Irish Bank Resolution Corporation Act 2013
1.. Interpretation.
1.— In this Act—
“Act of 1963” means the Companies Act 1963;
“Act of 1990” means the Companies Act 1990;
“Act of 2009” means the National Asset Management Agency Act 2009;
“Bank” means the Central Bank of Ireland;
“Court” means the High Court;
“credit facility” includes every kind of financial accommodation (including a loan facility, a line of credit, a hedging facility, a derivative facility, a bond, a letter of credit, a guarantee facility, an invoice discounting facility, a debt factoring facility, a deferred payment arrangement, a leasing facility, a guarantee, an indemnity and any other financial accommodation giving rise to a payment or repayment obligation) provided to a person, whether alone or together with another person or persons and whether as part of a syndicate or otherwise;
“IBRC” means Irish Bank Resolution Corporation Limited;
“Minister” means the Minister for Finance;
“NAMA” means the National Asset Management Agency;
“NAMA group entity” means—
(a) a subsidiary of NAMA (within the meaning given by section 155 of the Act of 1963), or
(b) any other body corporate and any trust, partnership, arrangement for the sharing of profits and losses, joint venture, association, syndicate or other arrangement formed, registered, incorporated or established by NAMA for the purpose of performing any of its functions under this Act or the Act of 2009;
“proceedings” includes arbitration and any other form of binding dispute resolution;
“security” includes—
(a) a charge,
(b) a guarantee, indemnity or surety,
(c) a right of set-off,
(d) a debenture,
(e) a bill of exchange,
(f) a promissory note,
(g) collateral,
(h) any other means of securing—
(i) the payment of a debt, or
(ii) the discharge or performance of an obligation or liability,
and
(i) any other agreement or arrangement having a similar effect;
“Special Liquidation Order” means an order, or any order amending that order, under section 4 and references to “Order” shall be construed accordingly;
“special liquidator” has the meaning given in section 7;
“subsidiary”, in relation to IBRC, has the same meaning as in section 155 of the Act of 1963;
“subsidiary undertaking”, in relation to IBRC, has the same meaning as in the European Communities (Companies: Group Accounts) Regulations 1992 (S.I. No. 201 of 1992).
2.. Expenses of Minister.
2.— (1) The expenses incurred by the Minister in the administration of this Act shall be paid out of moneys provided by the Oireachtas.

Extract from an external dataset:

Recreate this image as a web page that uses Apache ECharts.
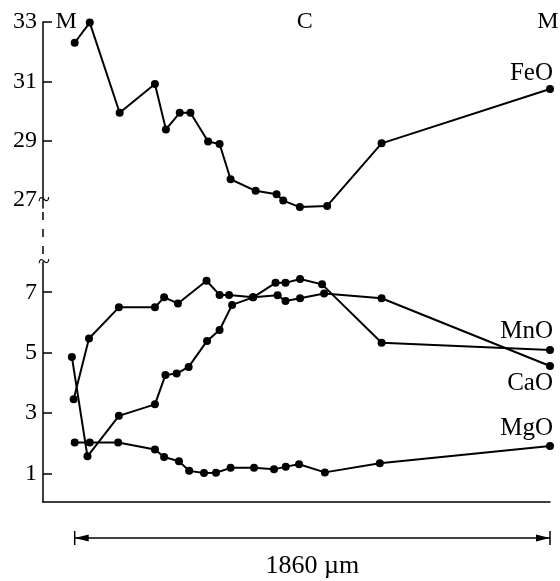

(2) The expenses incurred by the Minister under this Act shall be paid out of the Central Fund or the growing produce thereof.
3.. Purposes of Act.
3.— The purposes of this Act are as follows—
(a) to help to address the continuing serious disturbance in the economy of the State;
(b) to provide for the winding up of IBRC in an orderly and efficient manner in the public interest;
(c) to end the exposure of the State and the Bank to IBRC;
(d) to help to restore the financial position of the State;
(e) to help to enable the State to re-establish normalised access to the international debt markets;
(f) to assist, to the extent achievable, in recovering the financial assistance provided by the State to IBRC as fully and efficiently as possible;
(g) to resolve the debt of IBRC to the Bank;
(h) to protect the interests of taxpayers;
(i) to restore confidence in the banking sector by furthering the reorganisation of the Irish banking system in the public interest;
(j) to underpin Government support measures in relation to the banking sector.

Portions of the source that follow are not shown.